Representatives won’t be satisfied with stagnant sales incentives and compensation for much longer. The job market has steadily improved in recent months, and now employees are starting to look around for lucrative opportunities. Brian Kropp, a managing director from an advisory firm, says that most workers want increased compensation for their services in 2013

“Employees are becoming empowered. They may have accepted wage freezes for the past few years, but they’re going to begin to ask – or look elsewhere,” Kropp told Forbes. 

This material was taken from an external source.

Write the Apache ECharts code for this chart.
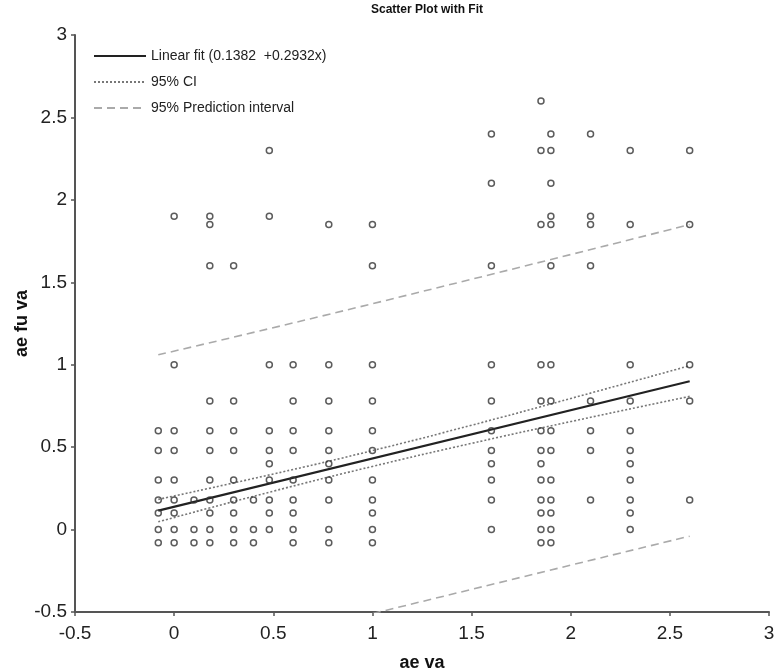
<!DOCTYPE html>
<html>
<head>
<meta charset="utf-8">
<script src="https://cdn.jsdelivr.net/npm/echarts@6/dist/echarts.min.js"></script>
<style>
html,body{margin:0;padding:0;background:#fff;}
#chart{width:779px;height:671px;}
</style>
</head>
<body>
<div id="chart"></div>
<script>
// Scatter columns: x value and the y values observed at that x
const columnX = [-0.08, 0, 0.1, 0.18, 0.3, 0.4, 0.48, 0.6, 0.78, 1.0, 1.6, 1.85, 1.9, 2.1, 2.3, 2.6];
const columnY = [
  [0.6, 0.48, 0.3, 0.18, 0.1, 0, -0.08],
  [1.9, 1.0, 0.6, 0.48, 0.3, 0.18, 0.1, 0, -0.08],
  [0.18, 0, -0.08],
  [1.9, 1.85, 1.6, 0.78, 0.6, 0.48, 0.3, 0.18, 0.1, 0, -0.08],
  [1.6, 0.78, 0.6, 0.48, 0.3, 0.18, 0.1, 0, -0.08],
  [0.18, 0, -0.08],
  [2.3, 1.9, 1.0, 0.6, 0.48, 0.4, 0.3, 0.18, 0.1, 0],
  [1.0, 0.78, 0.6, 0.48, 0.3, 0.18, 0.1, 0, -0.08],
  [1.85, 1.0, 0.78, 0.6, 0.48, 0.4, 0.3, 0.18, 0, -0.08],
  [1.85, 1.6, 1.0, 0.78, 0.6, 0.48, 0.3, 0.18, 0.1, 0, -0.08],
  [2.4, 2.1, 1.6, 1.0, 0.78, 0.6, 0.48, 0.4, 0.3, 0.18, 0],
  [2.6, 2.3, 1.85, 1.0, 0.78, 0.6, 0.48, 0.4, 0.3, 0.18, 0.1, 0, -0.08],
  [2.4, 2.3, 2.1, 1.9, 1.85, 1.6, 1.0, 0.78, 0.6, 0.48, 0.3, 0.18, 0.1, 0, -0.08],
  [2.4, 1.9, 1.85, 1.6, 0.78, 0.6, 0.48, 0.18],
  [2.3, 1.85, 1.0, 0.78, 0.6, 0.48, 0.4, 0.3, 0.18, 0.1, 0],
  [2.3, 1.85, 1.0, 0.78, 0.18]
];
// Fit line endpoints
const fitX = [-0.08, 2.6];
const fitY = [0.115, 0.9];
// 95% CI curves
const ciX = [-0.08, 0.5, 1.0, 1.5, 2.0, 2.6];
const ciUpper = [0.183, 0.337, 0.479, 0.633, 0.795, 0.994];
const ciLower = [0.047, 0.233, 0.383, 0.523, 0.655, 0.808];
// 95% prediction interval
const piX = [-0.08, 1.0, 2.6];
const piUpper = [1.06, 1.37, 1.85];
const piLower = [-0.83, -0.51, -0.04];
// Axis ticks
const xTicks = [-0.5, 0, 0.5, 1, 1.5, 2, 2.5, 3];
const yTicks = [-0.5, 0, 0.5, 1, 1.5, 2, 2.5, 3];

const scatterData = [];
columnX.forEach((x, i) => columnY[i].forEach(y => scatterData.push([x, y])));
const pairs = (xs, ys) => xs.map((x, i) => [x, ys[i]]);

const FONT = '"Liberation Sans", Arial, sans-serif';
const chart = echarts.init(document.getElementById('chart'));
chart.setOption({
  animation: false,
  backgroundColor: '#fff',
  title: {
    text: 'Scatter Plot with Fit',
    left: 422, top: -1, textAlign: 'center',
    textStyle: {fontFamily: FONT, fontSize: 12, fontWeight: 'bold', color: '#111'}
  },
  grid: {left: 75, right: 10, top: 35, bottom: 59, containLabel: false, outerBoundsMode: 'none'},
  legend: {
    orient: 'vertical', left: 88, top: 44, itemWidth: 52, itemHeight: 10, itemGap: 12,
    itemStyle: {opacity: 0},
    textStyle: {fontFamily: FONT, fontSize: 14, color: '#222'},
    data: ['Linear fit (0.1382  +0.2932x)', '95% CI', '95% Prediction interval']
  },
  xAxis: {
    type: 'value', min: -0.5, max: 3, interval: 0.5,
    name: 'ae va', nameLocation: 'middle', nameGap: 42, nameMoveOverlap: false,
    nameTextStyle: {fontFamily: FONT, fontSize: 18, fontWeight: 'bold', color: '#111'},
    axisLine: {onZero: false, lineStyle: {color: '#555', width: 2}},
    axisTick: {length: 4, lineStyle: {color: '#555', width: 1.5}},
    axisLabel: {fontFamily: FONT, fontSize: 19, color: '#222', margin: 12,
      formatter: v => String(v)},
    splitLine: {show: false}
  },
  yAxis: {
    type: 'value', min: -0.5, max: 3, interval: 0.5,
    name: 'ae fu va', nameLocation: 'middle', nameGap: 44, nameMoveOverlap: false,
    nameTextStyle: {fontFamily: FONT, fontSize: 18, fontWeight: 'bold', color: '#111'},
    axisLine: {onZero: false, lineStyle: {color: '#555', width: 2}},
    axisTick: {length: 4, lineStyle: {color: '#555', width: 1.5}},
    axisLabel: {fontFamily: FONT, fontSize: 19, color: '#222', margin: 8,
      formatter: v => String(v)},
    splitLine: {show: false}
  },
  series: [
    {
      name: 'points', type: 'scatter', data: scatterData, symbol: 'circle', symbolSize: 6,
      itemStyle: {color: 'rgba(255,255,255,0)', borderColor: '#333', borderWidth: 1.5},
      z: 5
    },
    {
      name: 'Linear fit (0.1382  +0.2932x)', type: 'line', data: pairs(fitX, fitY),
      symbol: 'none', itemStyle: {color: '#222'}, lineStyle: {color: '#222', width: 2.2}, z: 4
    },
    {
      name: '95% CI', type: 'line', data: pairs(ciX, ciUpper), smooth: true,
      symbol: 'none', itemStyle: {color: '#777'}, lineStyle: {color: '#777', width: 1.6, type: [2, 2]}, z: 3
    },
    {
      name: '95% CI', type: 'line', data: pairs(ciX, ciLower), smooth: true,
      symbol: 'none', itemStyle: {color: '#777'}, lineStyle: {color: '#777', width: 1.6, type: [2, 2]}, z: 3
    },
    {
      name: '95% Prediction interval', type: 'line', data: pairs(piX, piUpper), smooth: true,
      symbol: 'none', itemStyle: {color: '#aaa'}, lineStyle: {color: '#aaa', width: 1.6, type: [8, 5]}, z: 3
    },
    {
      name: '95% Prediction interval', type: 'line', data: pairs(piX, piLower), smooth: true,
      symbol: 'none', itemStyle: {color: '#aaa'}, lineStyle: {color: '#aaa', width: 1.6, type: [8, 5]}, z: 3, clip: true
    }
  ]
});
</script>
</body>
</html>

Managers must develop sufficient compensation solutions to retain their best agents. Businesses should consider their long-term finances before they increase incentives or offer raises to employees. 

Departmental raises
One of the simplest strategies for increasing compensation is using a department-wide wage scale. Every representative will receive the same percentage increase to their regular earnings. The universal wage scale ensures that every employee earns a higher income. According to Mindflash, a training company, the average raise is 3 percent

Additionally, the strategy eliminates possible complaints about favoritism. Sales performance management (SPM) is a difficult task to handle and supervisors are under constant scrutiny from their employees. Agents could look for new employment opportunities if they feel that their supervisors favor certain staff members, and perceived favoritism can be devastating to overall workplace satisfaction. 

Link pay to performance
The downside to department-wide wage increases is that top performers feel slighted when they receive the same raise as mid-level employees. Salespeople take pride in their work and are hurt when their managers don’t recognize consistently excellent efforts. 

Managers can treat raises like incentives to motivate their representatives. Agents will strive to hit benchmarks if they know there is more to gain than one-time bonuses. The system also allows employees to track their numbers to see how close they are to earning their raises. 

Offer new and more frequent bonuses
It’s not financially feasible for some companies to distribute raises to all of their employees. The economy as a whole is recovering, but some businesses still aren’t on solid financial footing. Unfortunately, representatives aren’t necessarily sympathetic to their employer’s plight – they want fair compensation for their work. 

Mindflash reports that some companies that can’t afford to cover permanent wage increases offer more bonuses to keep their employees satisfied. Vendors can lower their sales quotas so that agents can earn more frequent rewards than usual. The increased number of commissions ensure that representatives are happy with their compensation and motivated to sell more goods or services.